TAŞIDIĞIN BAĞIMLILIKLARINDAN KURTUL...

Her gün değişen zamanla kendini yeniden yoklarsın. Ne zaman ve kimden nasıl dersler alacağını bilmeden değişecektir hayatınız belkide. Oysa sana geçmişinden bir anını anımsatırken aslında kendindeki bağımlılıklarından kurtulman içindir desem inanırmısın?

Başkaların seçimlerini yaparken kendini onun yerine koyarken vereceğin yanıtlar sadece kendini bağlar. Etkisinden kendini çekip çıkartacaksın diye farklı algı, anlamlarınla sadece kelimelerine tutsak kalıp inançlarından kendini silkelersin.
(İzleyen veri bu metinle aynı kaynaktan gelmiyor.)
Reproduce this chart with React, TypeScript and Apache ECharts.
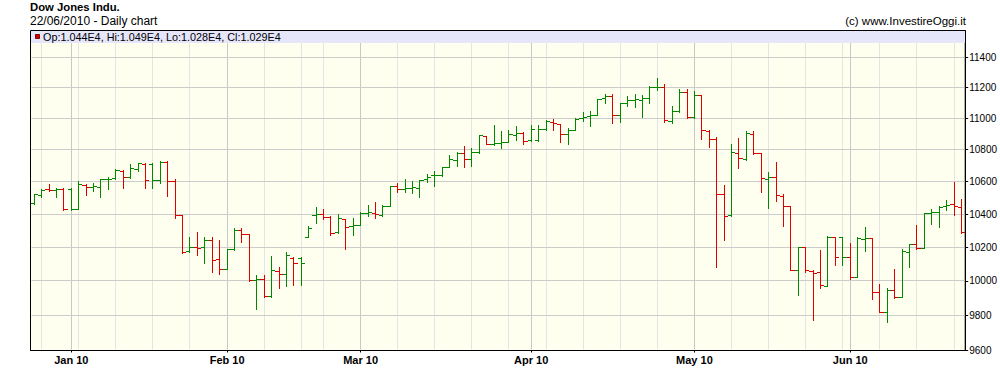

Kimse için kendini hak etmediğin bir duruma getirmemelisin. Her insanın hayatlarının kesitleri ile yaşamanı kolaylaştıracak veya zorlaştıracak olanlarla çıktığınız yolda imkansız olanları neden hayatına taşıdığını anlamaya çalış.
Bu nedeni şimdime taşımama neden olan sebep nedir?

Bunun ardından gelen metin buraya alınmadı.